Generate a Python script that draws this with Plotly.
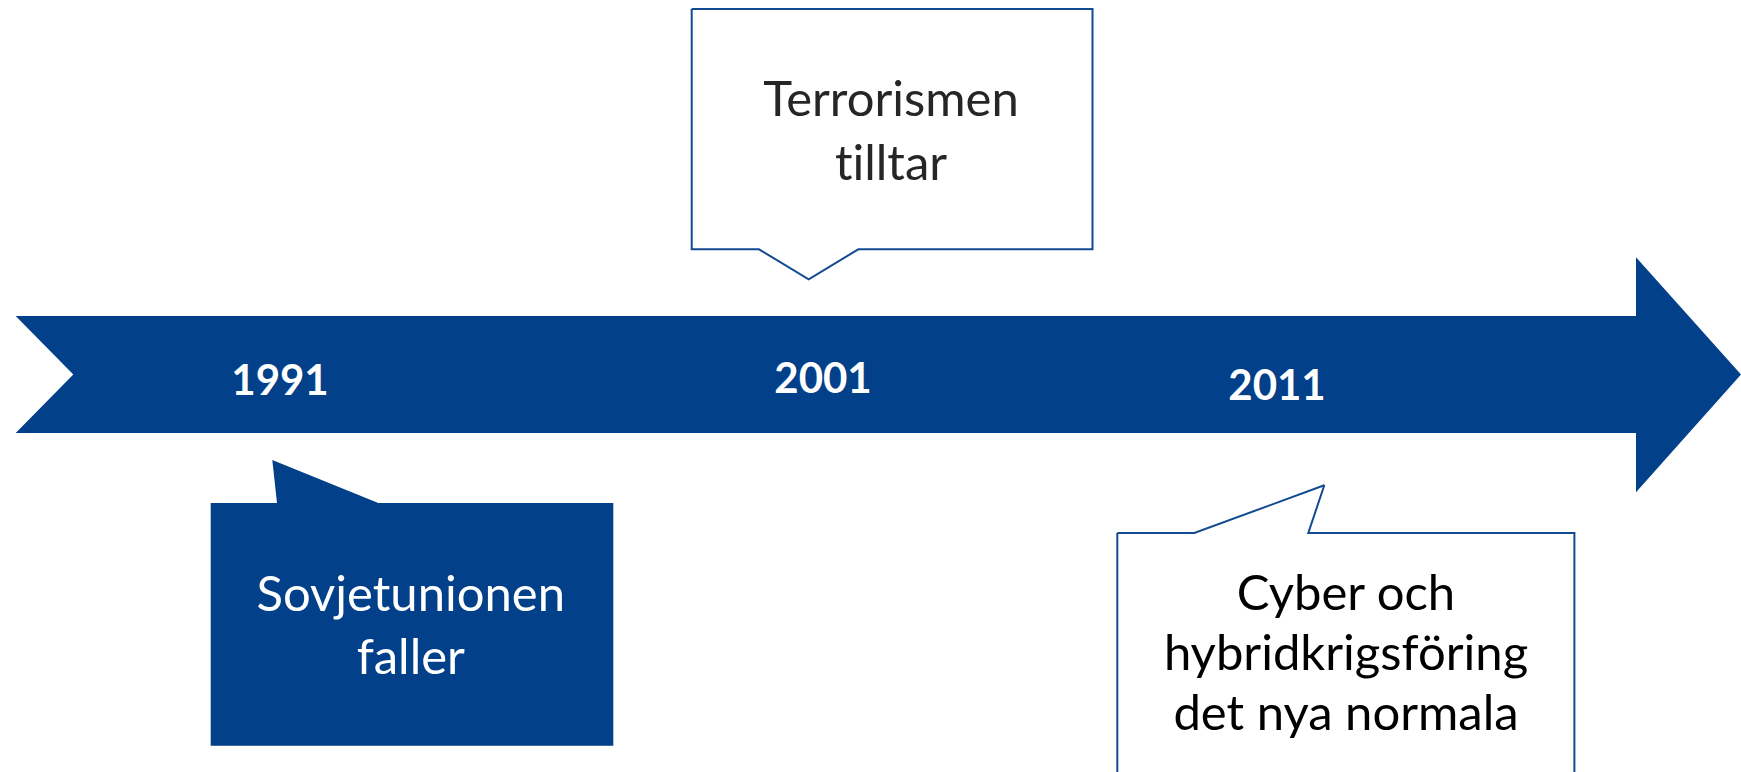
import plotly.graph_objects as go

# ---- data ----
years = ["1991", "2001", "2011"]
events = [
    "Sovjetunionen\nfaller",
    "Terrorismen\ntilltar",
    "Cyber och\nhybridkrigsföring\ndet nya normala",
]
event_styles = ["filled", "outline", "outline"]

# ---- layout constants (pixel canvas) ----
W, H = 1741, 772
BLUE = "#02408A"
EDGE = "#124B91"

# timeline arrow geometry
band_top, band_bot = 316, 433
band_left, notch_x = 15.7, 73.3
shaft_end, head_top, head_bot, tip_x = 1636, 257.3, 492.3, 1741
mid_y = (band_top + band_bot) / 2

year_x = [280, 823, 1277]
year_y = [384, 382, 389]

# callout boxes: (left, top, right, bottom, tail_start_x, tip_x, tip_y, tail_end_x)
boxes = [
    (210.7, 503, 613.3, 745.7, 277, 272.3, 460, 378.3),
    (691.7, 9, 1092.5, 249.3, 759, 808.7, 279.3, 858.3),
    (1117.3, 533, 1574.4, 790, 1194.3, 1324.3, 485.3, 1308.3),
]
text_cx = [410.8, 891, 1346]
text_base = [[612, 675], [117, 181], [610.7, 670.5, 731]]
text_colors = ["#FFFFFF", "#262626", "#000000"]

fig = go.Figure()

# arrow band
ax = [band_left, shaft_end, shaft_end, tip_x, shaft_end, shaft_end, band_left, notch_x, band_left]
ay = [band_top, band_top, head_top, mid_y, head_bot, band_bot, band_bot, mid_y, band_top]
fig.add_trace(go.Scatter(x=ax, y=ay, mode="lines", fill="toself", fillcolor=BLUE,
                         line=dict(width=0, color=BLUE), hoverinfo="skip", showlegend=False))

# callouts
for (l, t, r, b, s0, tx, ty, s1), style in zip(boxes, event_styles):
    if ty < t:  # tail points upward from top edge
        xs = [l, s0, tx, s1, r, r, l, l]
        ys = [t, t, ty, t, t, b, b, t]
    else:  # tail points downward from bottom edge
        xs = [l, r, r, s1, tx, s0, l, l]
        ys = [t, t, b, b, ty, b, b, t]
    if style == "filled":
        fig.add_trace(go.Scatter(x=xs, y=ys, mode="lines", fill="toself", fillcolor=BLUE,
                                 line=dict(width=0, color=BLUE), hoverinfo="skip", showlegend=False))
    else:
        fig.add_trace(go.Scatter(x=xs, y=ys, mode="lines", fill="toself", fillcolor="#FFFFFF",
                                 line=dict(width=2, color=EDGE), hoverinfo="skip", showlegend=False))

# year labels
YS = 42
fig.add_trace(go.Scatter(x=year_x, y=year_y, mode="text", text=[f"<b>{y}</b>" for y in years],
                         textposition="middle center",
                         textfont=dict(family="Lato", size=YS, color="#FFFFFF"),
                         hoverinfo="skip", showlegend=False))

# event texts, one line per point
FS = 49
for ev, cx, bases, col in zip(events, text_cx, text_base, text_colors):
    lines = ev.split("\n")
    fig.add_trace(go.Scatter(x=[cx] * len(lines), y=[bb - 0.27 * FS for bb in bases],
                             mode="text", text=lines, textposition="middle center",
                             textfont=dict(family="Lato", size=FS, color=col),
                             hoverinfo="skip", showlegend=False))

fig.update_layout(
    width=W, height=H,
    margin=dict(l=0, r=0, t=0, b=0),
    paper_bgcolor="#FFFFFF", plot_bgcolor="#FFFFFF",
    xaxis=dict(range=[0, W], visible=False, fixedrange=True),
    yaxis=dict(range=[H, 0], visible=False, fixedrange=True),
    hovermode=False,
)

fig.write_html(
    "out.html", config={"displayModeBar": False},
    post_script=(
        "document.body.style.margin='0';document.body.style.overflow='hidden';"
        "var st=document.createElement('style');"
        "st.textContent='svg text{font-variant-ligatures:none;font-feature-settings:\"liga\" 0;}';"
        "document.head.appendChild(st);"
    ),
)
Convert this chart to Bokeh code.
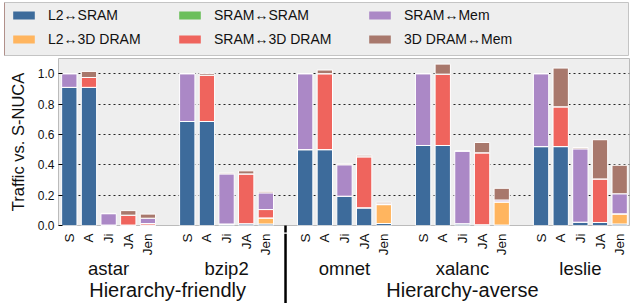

● YOUR INSTRUCTIONS
Output the data above without changes, apart from leaving out the pictures.

● TASK ANSWER
Generate a Python script that draws this with Plotly.
import plotly.graph_objects as go

# ---- data ----
years = ["1991", "2001", "2011"]
events = [
    "Sovjetunionen\nfaller",
    "Terrorismen\ntilltar",
    "Cyber och\nhybridkrigsföring\ndet nya normala",
]
event_styles = ["filled", "outline", "outline"]

# ---- layout constants (pixel canvas) ----
W, H = 1741, 772
BLUE = "#02408A"
EDGE = "#124B91"

# timeline arrow geometry
band_top, band_bot = 316, 433
band_left, notch_x = 15.7, 73.3
shaft_end, head_top, head_bot, tip_x = 1636, 257.3, 492.3, 1741
mid_y = (band_top + band_bot) / 2

year_x = [280, 823, 1277]
year_y = [384, 382, 389]

# callout boxes: (left, top, right, bottom, tail_start_x, tip_x, tip_y, tail_end_x)
boxes = [
    (210.7, 503, 613.3, 745.7, 277, 272.3, 460, 378.3),
    (691.7, 9, 1092.5, 249.3, 759, 808.7, 279.3, 858.3),
    (1117.3, 533, 1574.4, 790, 1194.3, 1324.3, 485.3, 1308.3),
]
text_cx = [410.8, 891, 1346]
text_base = [[612, 675], [117, 181], [610.7, 670.5, 731]]
text_colors = ["#FFFFFF", "#262626", "#000000"]

fig = go.Figure()

# arrow band
ax = [band_left, shaft_end, shaft_end, tip_x, shaft_end, shaft_end, band_left, notch_x, band_left]
ay = [band_top, band_top, head_top, mid_y, head_bot, band_bot, band_bot, mid_y, band_top]
fig.add_trace(go.Scatter(x=ax, y=ay, mode="lines", fill="toself", fillcolor=BLUE,
                         line=dict(width=0, color=BLUE), hoverinfo="skip", showlegend=False))

# callouts
for (l, t, r, b, s0, tx, ty, s1), style in zip(boxes, event_styles):
    if ty < t:  # tail points upward from top edge
        xs = [l, s0, tx, s1, r, r, l, l]
        ys = [t, t, ty, t, t, b, b, t]
    else:  # tail points downward from bottom edge
        xs = [l, r, r, s1, tx, s0, l, l]
        ys = [t, t, b, b, ty, b, b, t]
    if style == "filled":
        fig.add_trace(go.Scatter(x=xs, y=ys, mode="lines", fill="toself", fillcolor=BLUE,
                                 line=dict(width=0, color=BLUE), hoverinfo="skip", showlegend=False))
    else:
        fig.add_trace(go.Scatter(x=xs, y=ys, mode="lines", fill="toself", fillcolor="#FFFFFF",
                                 line=dict(width=2, color=EDGE), hoverinfo="skip", showlegend=False))

# year labels
YS = 42
fig.add_trace(go.Scatter(x=year_x, y=year_y, mode="text", text=[f"<b>{y}</b>" for y in years],
                         textposition="middle center",
                         textfont=dict(family="Lato", size=YS, color="#FFFFFF"),
                         hoverinfo="skip", showlegend=False))

# event texts, one line per point
FS = 49
for ev, cx, bases, col in zip(events, text_cx, text_base, text_colors):
    lines = ev.split("\n")
    fig.add_trace(go.Scatter(x=[cx] * len(lines), y=[bb - 0.27 * FS for bb in bases],
                             mode="text", text=lines, textposition="middle center",
                             textfont=dict(family="Lato", size=FS, color=col),
                             hoverinfo="skip", showlegend=False))

fig.update_layout(
    width=W, height=H,
    margin=dict(l=0, r=0, t=0, b=0),
    paper_bgcolor="#FFFFFF", plot_bgcolor="#FFFFFF",
    xaxis=dict(range=[0, W], visible=False, fixedrange=True),
    yaxis=dict(range=[H, 0], visible=False, fixedrange=True),
    hovermode=False,
)

fig.write_html(
    "out.html", config={"displayModeBar": False},
    post_script=(
        "document.body.style.margin='0';document.body.style.overflow='hidden';"
        "var st=document.createElement('style');"
        "st.textContent='svg text{font-variant-ligatures:none;font-feature-settings:\"liga\" 0;}';"
        "document.head.appendChild(st);"
    ),
)
Convert this chart to Bokeh code.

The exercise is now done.